Le même phénomène d’inféodation s’observe à l’égard de la culture et de la recherche au Québec, où le gouvernement fédéral prend de l’expansion.
Quant au statut de la langue française, dont la vitalité ne cesse de s’effriter, les Libéraux ont été fidèles à leur politique traditionnelle ; celle du renoncement. Que dire du fiasco libéral en matière de francisation des immigrants, documenté par la Vérificatrice générale ? Que dire du refus éhonté de la part du gouvernement Couillard de mettre en vigueur l’article 1 de la loi 104, en totale violation de la décision unanime prise par l’Assemblée nationale il y a 16 ans visant à faire enfin du français la véritable langue officielle de l’Administration publique ? Que dire du surfinancement des institutions d’enseignement supérieur anglophones, des politiques de façade de l’ex-ministre Fortin eu égard à la langue du commerce et de l’affichage, du laisser-faire en matière de langue du travail, des compressions affectant les organismes créés par la loi 101 ?

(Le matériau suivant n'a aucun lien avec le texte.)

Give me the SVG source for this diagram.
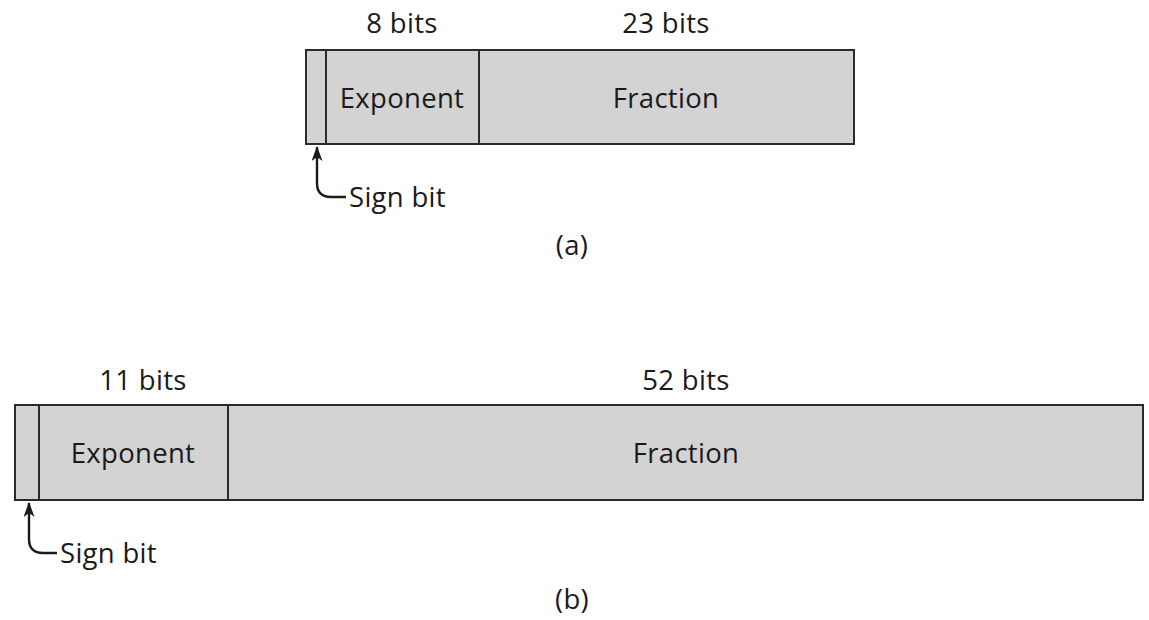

Il est plus que temps que nous cessions d’avaler des couleuvres, à commencer par toutes celles qui empoisonnent notre vie nationale jusque dans ses substrats. Comme antidote à ces calamités ordinaires, intimement liées à notre condition provinciale, rien ne vaut l’extraordinaire du combat pour la liberté politique. Le « changement » ne suffira pas.